--- start Exercise inputs ---

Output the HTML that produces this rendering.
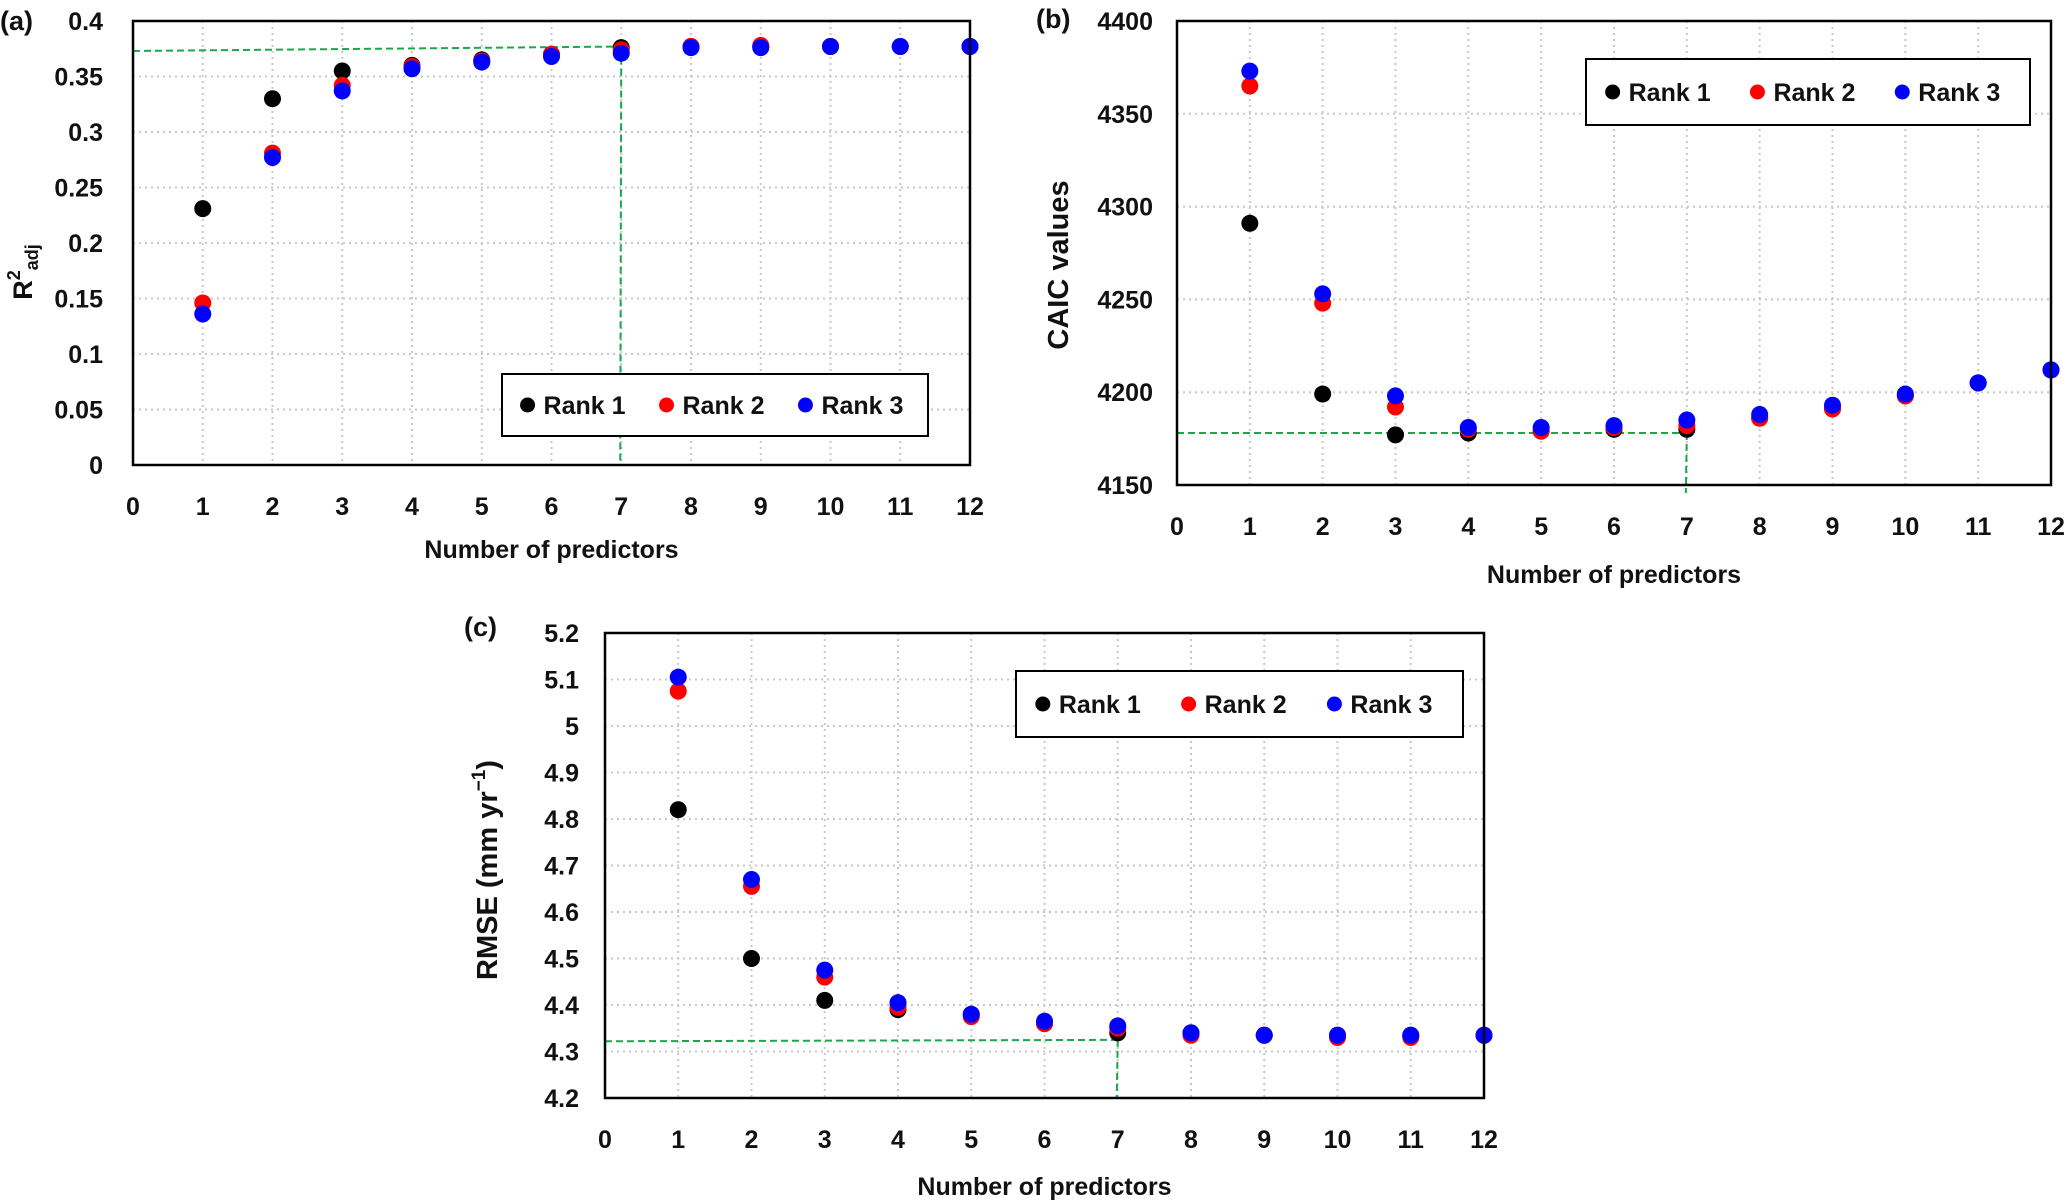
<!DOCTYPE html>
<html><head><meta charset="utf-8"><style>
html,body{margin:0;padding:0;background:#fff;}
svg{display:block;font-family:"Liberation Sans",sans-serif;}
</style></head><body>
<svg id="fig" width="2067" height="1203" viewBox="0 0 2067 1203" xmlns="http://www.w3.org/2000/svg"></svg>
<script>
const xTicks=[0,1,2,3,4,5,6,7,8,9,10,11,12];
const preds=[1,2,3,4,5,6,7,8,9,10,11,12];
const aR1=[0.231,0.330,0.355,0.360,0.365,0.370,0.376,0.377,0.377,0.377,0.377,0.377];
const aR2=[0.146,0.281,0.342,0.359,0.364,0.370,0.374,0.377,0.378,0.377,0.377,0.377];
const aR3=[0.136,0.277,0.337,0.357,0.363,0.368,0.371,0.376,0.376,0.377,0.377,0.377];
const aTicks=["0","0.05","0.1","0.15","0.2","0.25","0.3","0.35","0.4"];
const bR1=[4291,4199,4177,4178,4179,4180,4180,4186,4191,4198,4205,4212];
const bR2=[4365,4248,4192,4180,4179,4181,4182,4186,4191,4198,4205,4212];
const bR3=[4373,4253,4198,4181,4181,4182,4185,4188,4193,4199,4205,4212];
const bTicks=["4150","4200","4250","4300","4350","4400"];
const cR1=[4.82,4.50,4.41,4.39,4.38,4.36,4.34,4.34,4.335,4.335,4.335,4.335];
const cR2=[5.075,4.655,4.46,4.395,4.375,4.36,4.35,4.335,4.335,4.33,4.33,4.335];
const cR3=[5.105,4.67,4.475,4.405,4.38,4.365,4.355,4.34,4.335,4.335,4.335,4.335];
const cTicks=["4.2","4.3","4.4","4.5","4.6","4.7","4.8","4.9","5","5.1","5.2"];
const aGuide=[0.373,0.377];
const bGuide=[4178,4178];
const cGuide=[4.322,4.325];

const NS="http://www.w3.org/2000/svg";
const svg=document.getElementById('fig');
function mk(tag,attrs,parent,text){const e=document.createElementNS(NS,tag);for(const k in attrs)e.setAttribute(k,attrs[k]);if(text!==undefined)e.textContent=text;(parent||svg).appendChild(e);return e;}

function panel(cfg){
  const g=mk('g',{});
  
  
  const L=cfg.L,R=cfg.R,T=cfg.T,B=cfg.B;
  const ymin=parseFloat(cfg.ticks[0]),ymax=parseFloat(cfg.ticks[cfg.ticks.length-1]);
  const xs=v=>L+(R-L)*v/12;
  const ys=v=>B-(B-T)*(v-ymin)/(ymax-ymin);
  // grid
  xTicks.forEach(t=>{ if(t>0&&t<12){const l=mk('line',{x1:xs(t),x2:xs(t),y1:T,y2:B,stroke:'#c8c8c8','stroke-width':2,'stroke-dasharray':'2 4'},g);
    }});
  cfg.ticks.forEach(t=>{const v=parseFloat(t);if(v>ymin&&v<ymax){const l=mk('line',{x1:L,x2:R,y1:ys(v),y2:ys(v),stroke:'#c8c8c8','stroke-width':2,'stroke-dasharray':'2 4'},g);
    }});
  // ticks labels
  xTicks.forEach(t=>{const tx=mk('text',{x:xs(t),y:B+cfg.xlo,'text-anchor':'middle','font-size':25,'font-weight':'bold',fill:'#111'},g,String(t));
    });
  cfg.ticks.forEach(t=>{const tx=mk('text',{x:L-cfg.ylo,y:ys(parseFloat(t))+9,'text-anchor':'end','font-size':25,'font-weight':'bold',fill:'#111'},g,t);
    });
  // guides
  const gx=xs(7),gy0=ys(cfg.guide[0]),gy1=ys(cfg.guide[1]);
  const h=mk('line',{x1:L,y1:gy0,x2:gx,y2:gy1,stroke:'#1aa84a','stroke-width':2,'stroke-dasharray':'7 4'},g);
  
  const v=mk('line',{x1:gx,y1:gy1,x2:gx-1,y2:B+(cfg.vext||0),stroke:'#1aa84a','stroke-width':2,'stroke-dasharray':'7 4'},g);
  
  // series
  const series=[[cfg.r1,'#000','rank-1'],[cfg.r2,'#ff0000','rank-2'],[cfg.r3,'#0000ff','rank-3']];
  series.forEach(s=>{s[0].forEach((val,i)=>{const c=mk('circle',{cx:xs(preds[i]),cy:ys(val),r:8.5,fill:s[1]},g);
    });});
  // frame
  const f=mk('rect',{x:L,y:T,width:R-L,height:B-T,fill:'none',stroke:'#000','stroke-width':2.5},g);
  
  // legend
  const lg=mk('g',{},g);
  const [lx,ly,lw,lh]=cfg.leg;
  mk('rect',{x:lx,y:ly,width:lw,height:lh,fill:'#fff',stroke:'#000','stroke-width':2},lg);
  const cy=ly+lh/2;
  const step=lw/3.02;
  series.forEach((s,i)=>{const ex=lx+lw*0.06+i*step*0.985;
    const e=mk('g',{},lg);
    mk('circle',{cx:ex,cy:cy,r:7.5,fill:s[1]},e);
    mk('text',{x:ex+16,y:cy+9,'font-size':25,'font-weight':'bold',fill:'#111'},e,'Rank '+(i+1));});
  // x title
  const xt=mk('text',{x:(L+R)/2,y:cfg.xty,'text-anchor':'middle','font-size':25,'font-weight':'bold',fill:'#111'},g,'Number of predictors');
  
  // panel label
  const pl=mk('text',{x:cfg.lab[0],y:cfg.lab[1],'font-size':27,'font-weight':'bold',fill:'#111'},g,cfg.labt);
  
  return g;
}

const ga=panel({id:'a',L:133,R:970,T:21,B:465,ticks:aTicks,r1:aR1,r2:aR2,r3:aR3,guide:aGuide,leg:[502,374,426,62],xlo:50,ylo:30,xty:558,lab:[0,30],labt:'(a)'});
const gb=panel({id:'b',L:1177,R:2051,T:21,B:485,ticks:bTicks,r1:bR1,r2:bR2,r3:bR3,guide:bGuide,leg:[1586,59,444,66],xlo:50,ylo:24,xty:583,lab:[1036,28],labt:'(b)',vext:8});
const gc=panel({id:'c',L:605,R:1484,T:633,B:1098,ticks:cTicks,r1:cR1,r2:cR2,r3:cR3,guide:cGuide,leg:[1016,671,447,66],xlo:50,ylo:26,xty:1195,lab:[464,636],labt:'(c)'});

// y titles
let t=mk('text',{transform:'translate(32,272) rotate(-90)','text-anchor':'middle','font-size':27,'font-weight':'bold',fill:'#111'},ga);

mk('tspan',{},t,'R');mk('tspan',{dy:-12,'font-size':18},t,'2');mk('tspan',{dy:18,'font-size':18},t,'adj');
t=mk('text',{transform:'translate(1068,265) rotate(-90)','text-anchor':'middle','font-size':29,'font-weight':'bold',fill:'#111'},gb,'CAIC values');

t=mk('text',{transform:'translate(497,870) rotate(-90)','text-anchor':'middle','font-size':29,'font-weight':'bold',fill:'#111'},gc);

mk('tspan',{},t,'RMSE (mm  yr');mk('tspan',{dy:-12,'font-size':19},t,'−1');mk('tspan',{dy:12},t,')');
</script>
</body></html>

--- end Exercise inputs ---
--- start Exercise inputs ---

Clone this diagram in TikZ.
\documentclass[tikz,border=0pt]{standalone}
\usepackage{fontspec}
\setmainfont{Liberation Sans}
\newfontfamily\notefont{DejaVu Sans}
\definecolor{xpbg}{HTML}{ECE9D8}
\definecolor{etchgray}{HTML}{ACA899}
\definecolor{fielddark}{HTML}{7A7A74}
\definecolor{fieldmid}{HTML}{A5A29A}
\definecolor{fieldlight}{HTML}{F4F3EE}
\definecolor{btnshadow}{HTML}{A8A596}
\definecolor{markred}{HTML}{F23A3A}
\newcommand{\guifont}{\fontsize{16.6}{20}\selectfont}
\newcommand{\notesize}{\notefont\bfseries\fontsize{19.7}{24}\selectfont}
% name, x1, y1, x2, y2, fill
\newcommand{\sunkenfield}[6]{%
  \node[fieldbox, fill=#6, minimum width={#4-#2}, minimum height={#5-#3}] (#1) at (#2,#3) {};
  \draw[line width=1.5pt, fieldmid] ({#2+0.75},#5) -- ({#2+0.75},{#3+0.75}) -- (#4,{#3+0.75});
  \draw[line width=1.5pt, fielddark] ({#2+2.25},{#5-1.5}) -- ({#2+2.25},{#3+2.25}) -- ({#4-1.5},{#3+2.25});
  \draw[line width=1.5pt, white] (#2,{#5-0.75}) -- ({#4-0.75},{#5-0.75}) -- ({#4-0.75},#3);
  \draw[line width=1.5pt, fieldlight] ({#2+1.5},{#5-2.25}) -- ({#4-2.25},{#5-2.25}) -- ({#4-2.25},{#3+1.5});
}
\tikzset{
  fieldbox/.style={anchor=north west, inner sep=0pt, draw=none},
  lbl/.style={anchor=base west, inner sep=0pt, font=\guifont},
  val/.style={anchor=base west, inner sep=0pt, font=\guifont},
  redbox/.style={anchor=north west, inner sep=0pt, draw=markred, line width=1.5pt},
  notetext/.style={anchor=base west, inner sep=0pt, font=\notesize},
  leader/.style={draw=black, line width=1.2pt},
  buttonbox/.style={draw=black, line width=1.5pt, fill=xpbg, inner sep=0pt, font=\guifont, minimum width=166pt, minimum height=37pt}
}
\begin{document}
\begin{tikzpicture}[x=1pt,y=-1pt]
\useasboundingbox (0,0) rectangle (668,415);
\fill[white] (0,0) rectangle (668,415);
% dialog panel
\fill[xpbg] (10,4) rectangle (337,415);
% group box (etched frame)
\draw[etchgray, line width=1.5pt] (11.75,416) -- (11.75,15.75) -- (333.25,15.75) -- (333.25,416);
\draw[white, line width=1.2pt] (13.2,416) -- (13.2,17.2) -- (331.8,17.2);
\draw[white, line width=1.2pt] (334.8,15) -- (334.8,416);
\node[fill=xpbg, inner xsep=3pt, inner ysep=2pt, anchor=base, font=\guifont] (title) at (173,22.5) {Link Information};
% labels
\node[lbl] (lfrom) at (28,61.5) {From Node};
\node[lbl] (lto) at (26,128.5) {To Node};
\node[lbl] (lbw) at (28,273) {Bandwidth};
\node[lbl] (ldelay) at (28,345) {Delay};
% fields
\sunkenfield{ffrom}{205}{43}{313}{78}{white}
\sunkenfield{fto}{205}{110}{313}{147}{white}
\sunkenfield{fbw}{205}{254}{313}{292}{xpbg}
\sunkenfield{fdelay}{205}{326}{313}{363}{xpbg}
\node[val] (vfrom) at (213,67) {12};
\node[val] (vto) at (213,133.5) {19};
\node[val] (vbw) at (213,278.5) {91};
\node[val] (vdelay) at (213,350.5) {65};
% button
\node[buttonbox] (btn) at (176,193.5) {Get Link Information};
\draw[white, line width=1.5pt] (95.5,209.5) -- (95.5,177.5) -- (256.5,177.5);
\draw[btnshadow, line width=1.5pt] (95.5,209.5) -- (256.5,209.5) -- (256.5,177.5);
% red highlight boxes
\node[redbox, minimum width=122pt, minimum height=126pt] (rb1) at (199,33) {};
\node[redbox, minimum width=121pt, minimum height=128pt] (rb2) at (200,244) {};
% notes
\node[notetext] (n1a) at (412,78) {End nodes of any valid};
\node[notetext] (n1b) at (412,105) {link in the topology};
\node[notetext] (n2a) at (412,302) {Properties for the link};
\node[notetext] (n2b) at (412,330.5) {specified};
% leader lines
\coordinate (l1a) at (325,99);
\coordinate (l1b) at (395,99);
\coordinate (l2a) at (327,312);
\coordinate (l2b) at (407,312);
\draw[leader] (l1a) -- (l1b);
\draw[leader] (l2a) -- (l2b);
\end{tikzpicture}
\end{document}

--- end Exercise inputs ---
--- start Exercise inputs ---

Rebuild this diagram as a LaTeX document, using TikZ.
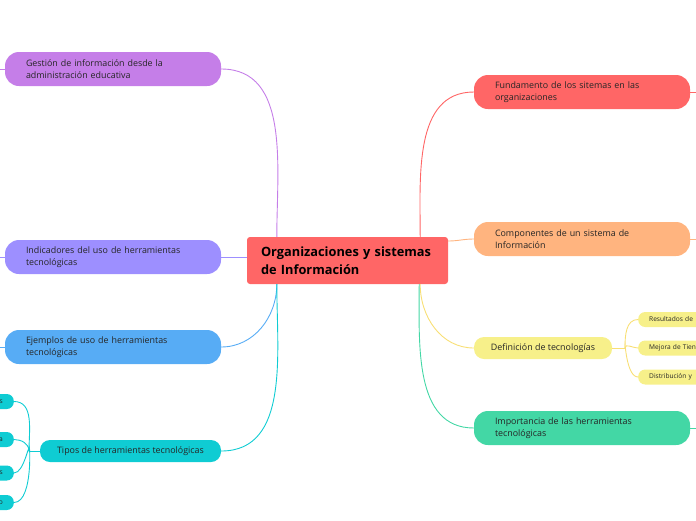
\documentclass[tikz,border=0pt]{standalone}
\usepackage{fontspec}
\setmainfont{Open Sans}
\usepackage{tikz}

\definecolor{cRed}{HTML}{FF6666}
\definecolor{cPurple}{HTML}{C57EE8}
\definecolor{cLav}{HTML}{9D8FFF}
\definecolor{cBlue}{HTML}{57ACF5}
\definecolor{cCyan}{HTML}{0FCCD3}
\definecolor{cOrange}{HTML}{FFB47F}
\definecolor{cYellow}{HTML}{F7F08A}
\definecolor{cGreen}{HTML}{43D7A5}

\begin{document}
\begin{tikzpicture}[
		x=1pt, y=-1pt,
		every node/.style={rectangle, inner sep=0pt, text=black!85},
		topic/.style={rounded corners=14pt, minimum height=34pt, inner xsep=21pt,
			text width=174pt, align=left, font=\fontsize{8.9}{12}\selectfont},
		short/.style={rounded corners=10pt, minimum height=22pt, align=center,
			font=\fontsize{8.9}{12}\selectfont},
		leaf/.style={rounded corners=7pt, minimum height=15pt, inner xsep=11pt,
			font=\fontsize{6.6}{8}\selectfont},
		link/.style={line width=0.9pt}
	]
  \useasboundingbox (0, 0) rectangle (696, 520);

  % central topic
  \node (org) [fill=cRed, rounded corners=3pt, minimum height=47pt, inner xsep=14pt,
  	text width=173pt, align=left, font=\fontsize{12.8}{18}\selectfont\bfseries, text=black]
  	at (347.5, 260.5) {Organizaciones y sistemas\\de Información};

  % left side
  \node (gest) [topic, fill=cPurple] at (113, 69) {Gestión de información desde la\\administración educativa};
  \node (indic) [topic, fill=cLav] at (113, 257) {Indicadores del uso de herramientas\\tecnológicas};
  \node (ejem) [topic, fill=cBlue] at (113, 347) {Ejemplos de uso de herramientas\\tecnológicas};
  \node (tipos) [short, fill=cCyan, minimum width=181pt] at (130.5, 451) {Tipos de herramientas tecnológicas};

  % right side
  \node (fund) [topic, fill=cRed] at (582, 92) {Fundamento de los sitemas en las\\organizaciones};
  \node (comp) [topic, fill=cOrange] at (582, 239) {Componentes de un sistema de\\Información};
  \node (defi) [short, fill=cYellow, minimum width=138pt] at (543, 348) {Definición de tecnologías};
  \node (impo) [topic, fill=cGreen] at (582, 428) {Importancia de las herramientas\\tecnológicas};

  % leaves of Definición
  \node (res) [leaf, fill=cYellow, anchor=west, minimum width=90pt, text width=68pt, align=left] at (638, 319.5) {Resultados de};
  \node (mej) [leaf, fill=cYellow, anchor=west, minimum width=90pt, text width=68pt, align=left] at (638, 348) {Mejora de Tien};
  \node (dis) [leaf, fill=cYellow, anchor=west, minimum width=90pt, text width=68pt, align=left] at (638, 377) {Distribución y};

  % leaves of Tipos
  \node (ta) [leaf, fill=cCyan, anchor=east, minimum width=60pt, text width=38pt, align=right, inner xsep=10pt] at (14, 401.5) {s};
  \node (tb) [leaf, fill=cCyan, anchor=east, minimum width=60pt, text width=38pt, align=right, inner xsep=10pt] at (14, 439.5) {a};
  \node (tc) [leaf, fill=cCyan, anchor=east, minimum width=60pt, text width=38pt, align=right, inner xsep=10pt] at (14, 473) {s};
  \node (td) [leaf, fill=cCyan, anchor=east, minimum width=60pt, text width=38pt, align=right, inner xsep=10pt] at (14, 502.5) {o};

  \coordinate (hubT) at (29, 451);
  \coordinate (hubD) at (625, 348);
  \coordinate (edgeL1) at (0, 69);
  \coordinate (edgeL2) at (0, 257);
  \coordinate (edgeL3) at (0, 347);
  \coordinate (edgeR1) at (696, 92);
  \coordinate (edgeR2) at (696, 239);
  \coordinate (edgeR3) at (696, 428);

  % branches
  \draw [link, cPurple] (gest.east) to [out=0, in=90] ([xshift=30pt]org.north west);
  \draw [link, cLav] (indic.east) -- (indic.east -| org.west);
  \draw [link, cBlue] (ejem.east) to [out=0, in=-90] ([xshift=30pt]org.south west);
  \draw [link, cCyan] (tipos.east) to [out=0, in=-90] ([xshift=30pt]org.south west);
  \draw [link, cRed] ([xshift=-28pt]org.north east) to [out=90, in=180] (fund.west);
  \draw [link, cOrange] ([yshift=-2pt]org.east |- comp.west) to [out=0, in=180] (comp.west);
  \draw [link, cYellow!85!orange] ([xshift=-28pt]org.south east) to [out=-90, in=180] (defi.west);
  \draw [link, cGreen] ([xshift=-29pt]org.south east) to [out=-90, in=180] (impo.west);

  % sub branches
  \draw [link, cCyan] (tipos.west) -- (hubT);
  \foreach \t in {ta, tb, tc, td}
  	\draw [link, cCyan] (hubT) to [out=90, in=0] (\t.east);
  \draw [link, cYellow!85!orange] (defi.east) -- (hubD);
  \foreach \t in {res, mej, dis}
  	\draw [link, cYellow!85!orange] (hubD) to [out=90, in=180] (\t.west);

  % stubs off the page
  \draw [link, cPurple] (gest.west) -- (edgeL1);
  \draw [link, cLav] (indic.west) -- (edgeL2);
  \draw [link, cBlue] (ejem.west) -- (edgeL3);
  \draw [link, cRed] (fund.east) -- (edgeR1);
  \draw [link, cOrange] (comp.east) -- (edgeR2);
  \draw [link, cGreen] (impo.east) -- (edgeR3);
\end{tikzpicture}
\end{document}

--- end Exercise inputs ---

# Stated goal
Scan the listing above for the word "this" and copy every line that holds it.

# Written response
Output the HTML that produces this rendering.
Clone this diagram in TikZ.
Rebuild this diagram as a LaTeX document, using TikZ.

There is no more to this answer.